8 comments on “(LA Times) Student Morticians: Serving life at the altar of death

  1. Emerson Champion says:

    My wife’s father was a funeral director. He and my mother-in-law were people of great faith, and he taught my wife that his vocation was a “ministry to the living.”

  2. Ad Orientem says:

    I have nothing personal against undertakers. Somebody has to attend to certain things when people die, and they are certainly entitled to reasonable compensation. But I am appalled by American funerary customs. The expense is outrageous. How can someone seriously sleep at night after selling someone a metal box with a foam rubber mattress silk lining, sheets and pillow, for thousands of dollars… all to just put it in the ground?

    There are so many added and unnecessary expenses, most of which you are forced to accept, (like plot vaults) that it is a scandal. Whatever happened to a plain wooden coffin and a hole in the ground with a suitable marker? Family and friends used to take care of everything except digging the grave and making the box.

    When my great-grandfather passed, he died at home and the wake and viewing were held in the front parlor. Family members kept vigil over his body until it was time to head to the church. The only thing the undertaker was needed for was to wash and dress him, provide a coffin and the hearse and open the grave.

    And then there is embalming. That hideous practice, which most undertakers insist on, is so repulsive that it should be condemned as the desecration of human remains and outlawed except in cases where a body has to be moved long distances or can not be be interred in a reasonable period of time. In most countries embalming is done only rarely, unless specifically requested.

    Sadly in some states the funeral industry has even managed to get laws passed which actually mandate licensed undertakers to handle most or all aspects of the funeral! And since their services are mandated by law they are in an excellent position to pressure grieving people into signing onto services that are unnecessary and often hugely expensive.

    What a racket.

  3. Br. Michael says:

    2, in fairness all professions like licensing to keep out the competition.

  4. Ad Orientem says:

    Re #3
    Br Michael
    I am not opposed to licensing. I am opposed to laws that forbid people from taking care of things on their own that do not require specialized training. I don’t need special training to write an obituary, contact a priest at the church and arrange for a funeral or to do any number of other things. If we are discussing embalming (which I think is barbaric) then that is certainly something that would require specialized instruction.

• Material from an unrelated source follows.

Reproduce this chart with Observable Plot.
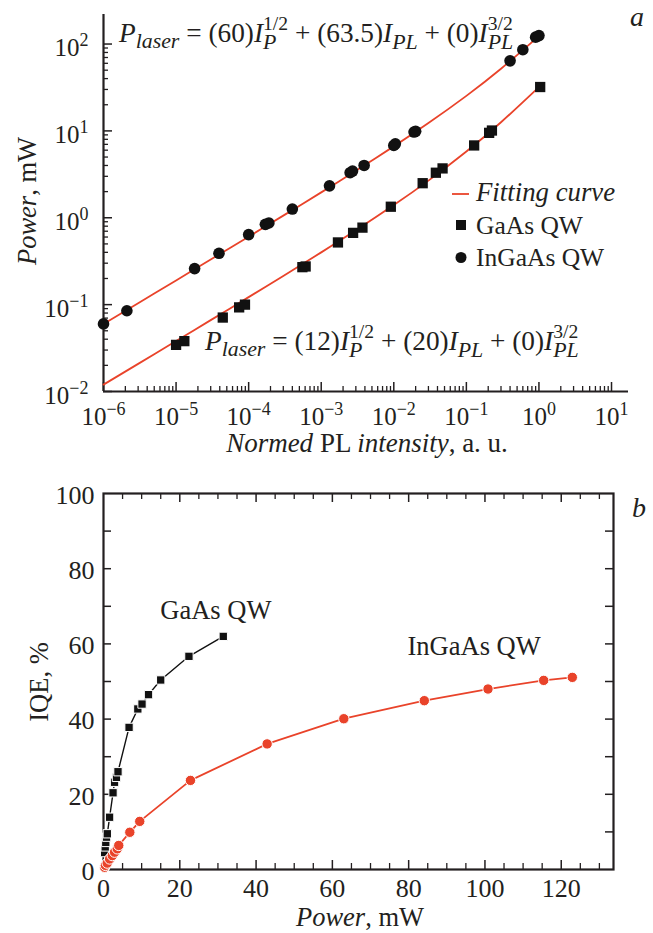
<!DOCTYPE html>
<html><head><meta charset="utf-8">
<script src="https://cdn.jsdelivr.net/npm/d3@7"></script>
<script src="https://cdn.jsdelivr.net/npm/@observablehq/plot@0.6"></script>
<style>
body{margin:0;background:#fff;}
#chart{width:653px;height:933px;}
#chart svg{display:block;overflow:visible;}
</style></head><body><div id="chart"></div><script>
// ---------- data: panel a ----------
const gaasI = [1.0e-5, 1.3e-5, 4.4e-5, 7.4e-5, 8.9e-5, 5.5e-4, 6.1e-4, 1.7e-3, 2.75e-3, 3.7e-3, 9.1e-3, 2.5e-2, 3.8e-2, 4.7e-2, 0.128, 0.206, 0.225, 1.04];
const gaasP = [0.0344, 0.038, 0.071, 0.093, 0.10, 0.27, 0.275, 0.52, 0.67, 0.77, 1.34, 2.5, 3.3, 3.7, 6.8, 9.5, 10.1, 32];
const ingaasI = [1.0e-6, 2.1e-6, 1.8e-5, 3.9e-5, 1.0e-4, 1.7e-4, 1.9e-4, 4.0e-4, 1.3e-3, 2.5e-3, 2.7e-3, 3.9e-3, 1.0e-2, 1.05e-2, 1.9e-2, 2.0e-2, 0.40, 0.60, 0.90, 1.0];
const ingaasP = [0.060, 0.085, 0.26, 0.39, 0.64, 0.84, 0.87, 1.26, 2.33, 3.3, 3.45, 4.0, 6.8, 7.1, 9.7, 9.9, 64, 86, 120, 125];
// fitting curves
const fitI = [1e-6, 3e-6, 1e-5, 3e-5, 1e-4, 3e-4, 1e-3, 3e-3, 1e-2, 3e-2, 1e-1, 3e-1, 1];
const fitInGaAsP = [0.060, 0.104, 0.190, 0.331, 0.606, 1.058, 1.961, 3.477, 6.635, 12.30, 25.32, 51.9, 123.5];
const fitGaAsP = [0.012, 0.0208, 0.0381, 0.0663, 0.122, 0.214, 0.3995, 0.717, 1.40, 2.678, 5.795, 12.57, 32.0];
const coefInGaAs = ["60", "63.5", "0"];
const coefGaAs = ["12", "20", "0"];
const xDecades = [-6, -5, -4, -3, -2, -1, 0, 1];
const yDecades = [-2, -1, 0, 1, 2];
const minorMult = [2, 3, 4, 5, 6, 7, 8, 9];
// ---------- data: panel b ----------
const iqeGaAsPower = [0.3, 0.45, 0.6, 0.8, 1.0, 1.6, 2.5, 2.9, 3.4, 3.8, 6.7, 9.0, 10.1, 11.8, 15.0, 22.4, 31.4];
const iqeGaAs = [4.5, 6.0, 7.2, 8.6, 9.5, 13.9, 20.4, 23.2, 24.5, 26.0, 37.8, 42.7, 44.0, 46.5, 50.4, 56.7, 62.0];
const iqeInGaAsPower = [0.3, 0.5, 0.97, 1.6, 2.3, 2.9, 3.6, 4.0, 6.9, 9.5, 22.8, 42.9, 63.0, 84.1, 100.8, 115.4, 122.9];
const iqeInGaAs = [0.6, 1.1, 1.7, 2.8, 3.7, 4.6, 5.5, 6.4, 9.9, 12.8, 23.7, 33.4, 40.1, 44.9, 48.0, 50.3, 51.1];
const bxLabels = [0, 20, 40, 60, 80, 100, 120];
const bxMinor = [5, 10, 15, 25, 30, 35, 45, 50, 55, 65, 70, 75, 85, 90, 95, 105, 110, 115, 125, 130];
const byLabels = [0, 20, 40, 60, 80, 100];
const byTicks = [10, 20, 30, 40, 50, 60, 70, 80, 90];

const FONT = "'Liberation Serif', 'Times New Roman', serif";
const INK = "#231f20";
const RED = "#e9432a";
const FS = 25;

const xMajor = xDecades.map(e => 10 ** e);
const yMajor = yDecades.map(e => 10 ** e);
const xMinor = xDecades.slice(0, -1).flatMap(e => minorMult.map(m => m * 10 ** e));
const yMinor = yDecades.slice(0, -1).flatMap(e => minorMult.map(m => m * 10 ** e));
const expFmt = d => "10^" + String(Math.round(Math.log10(d))).replace("-", "\u2212");

const gaas = gaasI.map((v, i) => ({I: v, P: gaasP[i]}));
const ingaas = ingaasI.map((v, i) => ({I: v, P: ingaasP[i]}));
const fitA = fitI.map((v, i) => ({I: v, P: fitInGaAsP[i]}));
const fitB = fitI.map((v, i) => ({I: v, P: fitGaAsP[i]}));
const qGaAs = iqeGaAsPower.map((v, i) => ({p: v, q: iqeGaAs[i]}));
const qInGaAs = iqeInGaAsPower.map((v, i) => ({p: v, q: iqeInGaAs[i]}));

// ---------- panel a ----------
const tW = 653, tH = 460, tML = 103, tMR = 25, tMT = 14, tMB = 69;
const tFW = tW - tML - tMR, tFH = tH - tMT - tMB;
const plotA = Plot.plot({
  width: tW, height: tH, marginLeft: tML, marginRight: tMR, marginTop: tMT, marginBottom: tMB,
  style: {fontFamily: FONT, fontSize: FS + "px", color: INK, background: "white", overflow: "visible"},
  x: {type: "log", domain: [1e-6, 10 ** 1.234]},
  y: {type: "log", domain: [0.01, 10 ** 2.34]},
  marks: [
    Plot.tickX(xMinor, {x: d => d, insetTop: tFH - 5, stroke: INK, strokeWidth: 1.3}),
    Plot.tickX(xMajor, {x: d => d, insetTop: tFH - 9, stroke: INK, strokeWidth: 1.5}),
    Plot.tickY(yMinor, {y: d => d, insetRight: tFW - 5, stroke: INK, strokeWidth: 1.3}),
    Plot.tickY(yMajor, {y: d => d, insetRight: tFW - 9, stroke: INK, strokeWidth: 1.5}),
    Plot.axisX({ticks: xMajor, tickSize: 0, tickPadding: 16, tickFormat: expFmt, label: null, fontSize: FS}),
    Plot.axisY({ticks: yMajor, tickSize: 0, tickPadding: 15, tickFormat: expFmt, label: null, fontSize: FS, dy: 4}),
    Plot.ruleY([0.01], {stroke: INK, strokeWidth: 2.2}),
    Plot.ruleX([1e-6], {stroke: INK, strokeWidth: 2.2}),
    Plot.line(fitA, {x: "I", y: "P", stroke: RED, strokeWidth: 1.8, curve: "natural"}),
    Plot.line(fitB, {x: "I", y: "P", stroke: RED, strokeWidth: 1.8, curve: "natural"}),
    Plot.dot(gaas, {x: "I", y: "P", symbol: "square", r: 5.8, fill: "#111", stroke: "none"}),
    Plot.dot(ingaas, {x: "I", y: "P", symbol: "circle", r: 5.8, fill: "#111", stroke: "none"})
  ]
});

// ---------- panel b ----------
const bW = 653, bH = 473, bML = 103, bMR = 40, bMT = 33, bMB = 64;
const bFW = bW - bML - bMR, bFH = bH - bMT - bMB;
const plotB = Plot.plot({
  width: bW, height: bH, marginLeft: bML, marginRight: bMR, marginTop: bMT, marginBottom: bMB,
  style: {fontFamily: FONT, fontSize: FS + "px", color: INK, background: "white", overflow: "visible"},
  x: {domain: [0, 133.7]},
  y: {domain: [0, 100]},
  marks: [
    Plot.tickX(bxMinor, {x: d => d, insetTop: bFH - 6, stroke: INK, strokeWidth: 1.3}),
    Plot.tickX(bxLabels.slice(1), {x: d => d, insetTop: bFH - 9, stroke: INK, strokeWidth: 1.5}),
    Plot.tickX(bxMinor, {x: d => d, insetBottom: bFH - 6, stroke: INK, strokeWidth: 1.3}),
    Plot.tickX(bxLabels.slice(1), {x: d => d, insetBottom: bFH - 9, stroke: INK, strokeWidth: 1.5}),
    Plot.tickY(byTicks, {y: d => d, insetRight: bFW - 8, stroke: INK, strokeWidth: 1.5}),
    Plot.tickY(byTicks, {y: d => d, insetLeft: bFW - 8, stroke: INK, strokeWidth: 1.5}),
    Plot.axisX({ticks: bxLabels, tickSize: 0, tickPadding: 9, label: null, fontSize: FS + 1}),
    Plot.axisY({ticks: byLabels, tickSize: 0, tickPadding: 9, label: null, fontSize: FS + 1, dy: 2}),
    Plot.frame({stroke: INK, strokeWidth: 2.2}),
    Plot.line(qGaAs, {x: "p", y: "q", stroke: "#111", strokeWidth: 1.4}),
    Plot.line(qInGaAs, {x: "p", y: "q", stroke: RED, strokeWidth: 1.8}),
    Plot.dot(qGaAs, {x: "p", y: "q", symbol: "square", r: 4.7, fill: "#111", stroke: "white", strokeWidth: 1}),
    Plot.dot(qInGaAs, {x: "p", y: "q", symbol: "circle", r: 5.2, fill: RED, stroke: "white", strokeWidth: 1}),
    Plot.text(["GaAs QW"], {x: 14.9, y: 68.9, textAnchor: "start", lineAnchor: "middle", fontSize: 26.5, fill: INK}),
    Plot.text(["InGaAs QW"], {x: 79.7, y: 59.3, textAnchor: "start", lineAnchor: "middle", fontSize: 26.5, fill: INK})
  ]
});

const root = document.getElementById("chart");
root.appendChild(plotA);
root.appendChild(plotB);

// superscript exponents in tick labels
function supTicks(svg) {
  svg.querySelectorAll('g[aria-label$="tick label"] text').forEach(el => {
    const m = el.textContent.match(/^10\^(.+)$/);
    if (!m) return;
    el.textContent = "10";
    const ts = document.createElementNS("http://www.w3.org/2000/svg", "tspan");
    ts.setAttribute("dy", "-10");
    ts.setAttribute("font-size", Math.round(FS * 0.72));
    ts.textContent = m[1];
    el.appendChild(ts);
  });
}
supTicks(plotA);

// rich text helper
function rich(svg, x, y, parts, size, opts = {}) {
  const t = d3.select(svg).append("text")
    .attr("font-family", FONT).attr("font-size", size).attr("fill", INK)
    .style("white-space", "pre")
    .attr("text-anchor", opts.anchor || "start");
  if (opts.rotate) t.attr("transform", `translate(${x},${y}) rotate(${opts.rotate})`);
  else t.attr("x", x).attr("y", y);
  let shift = 0, lastW = 0, pending = 0;
  for (const p of parts) {
    const s = p.shift || 0;
    const ts = t.append("tspan").text(p.t)
      .attr("dy", s - shift)
      .attr("font-size", (p.scale || 1) * size)
      .attr("font-style", p.it ? "italic" : "normal");
    const w = ts.node().getComputedTextLength();
    if (p.stack) { ts.attr("dx", -lastW); pending = Math.max(0, lastW - w); }
    else if (pending) { ts.attr("dx", pending); pending = 0; }
    shift = s; lastW = w;
  }
  return t;
}
function equation(c) {
  return [
    {t: "P", it: 1},
    {t: "laser", it: 1, scale: 0.8, shift: 6},
    {t: " = (" + c[0] + ")"},
    {t: "I", it: 1},
    {t: "P", it: 1, scale: 0.8, shift: 7},
    {t: "1/2", scale: 0.72, shift: -12, stack: 1},
    {t: " + (" + c[1] + ")"},
    {t: "I", it: 1},
    {t: "PL", it: 1, scale: 0.8, shift: 7},
    {t: " + (" + c[2] + ")"},
    {t: "I", it: 1},
    {t: "PL", it: 1, scale: 0.8, shift: 7},
    {t: "3/2", scale: 0.72, shift: -12, stack: 1}
  ];
}
rich(plotA, 119, 42, equation(coefInGaAs), 27.3);
rich(plotA, 205, 350, equation(coefGaAs), 27.3);
rich(plotA, 367, 452, [{t: "Normed", it: 1}, {t: " PL "}, {t: "intensity", it: 1}, {t: ", a. u."}], 27, {anchor: "middle"});
rich(plotA, 36, 201, [{t: "Power", it: 1}, {t: ", mW"}], 26.5, {anchor: "middle", rotate: -90});
rich(plotA, 630, 26, [{t: "a", it: 1}], 28);
// legend
const lg = d3.select(plotA);
lg.append("line").attr("x1", 452).attr("x2", 469).attr("y1", 194).attr("y2", 194).attr("stroke", RED).attr("stroke-width", 1.8);
lg.append("rect").attr("x", 456).attr("y", 220).attr("width", 10).attr("height", 10).attr("fill", "#111");
lg.append("circle").attr("cx", 461).attr("cy", 257.5).attr("r", 5.5).attr("fill", "#111");
rich(plotA, 476, 201, [{t: "Fitting curve", it: 1}], 26.8);
rich(plotA, 476, 234, [{t: "GaAs QW"}], 25.5);
rich(plotA, 476, 266, [{t: "InGaAs QW"}], 25.5);
// panel b labels
rich(plotB, 360, 466, [{t: "Power", it: 1}, {t: ", mW"}], 26.5, {anchor: "middle"});
rich(plotB, 48, 222, [{t: "IQE, %"}], 26.5, {anchor: "middle", rotate: -90});
rich(plotB, 632, 57, [{t: "b", it: 1}], 28);
</script></body></html>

    The truth is that if I wanted to keep costs very low and the affair quite simple, I could probably do everything myself without an undertaker’s services.

  5. KevinBabb says:

    I am amazed at how quickly the clergy role at funerals is being overtaken by a combination of morticians and family members. Increasingly I am reading obituaries that include an announcement of particular family member or friend who will lead the service. Apparently, the large number of un-churched families has led to a belief that it is preferable to have a lay person preside at the funeral rather than try to reconstruct some ancient, long-neglected relationship with clergy at a church the family once belonged to, or to call in the next clergy member off of the funeral home’s rota to pinch hit and try to say a few words relating to a person that the clergy person never met. Unfortunately, these “inflection points” of life…the “hatching, matching and dispatching” can provide at least some opportunity to bring people to the Church. That is almost never going to happen when the funeral is conducted by Grandpa’s law partner, or his favorite sister.

  6. drjoan says:

    As a nursing instructor at a local community college–that also offered one of VERY few funeral science programs–I found the professionals–students AND instructors–in that program to be thoughtful and caring. They taught and learned how to care for both the living and the dead with concern and compassion. Working with them as we did was a real pleasure. And they conscientiiously looked to the emotional and spiritual needs of their clients.

  7. Br. Michael says:

    4, I agree. I was thinking of the lady that wanted to use fish to nibble on feet. Apparently it is an Asian form of foot care. She was put out of business because she was not a licensed pedicurist and her equipment, fish, could not be sterilized as is required.

    In other words the improper use , though legal, of professional licensing laws to shut down pedicure competition.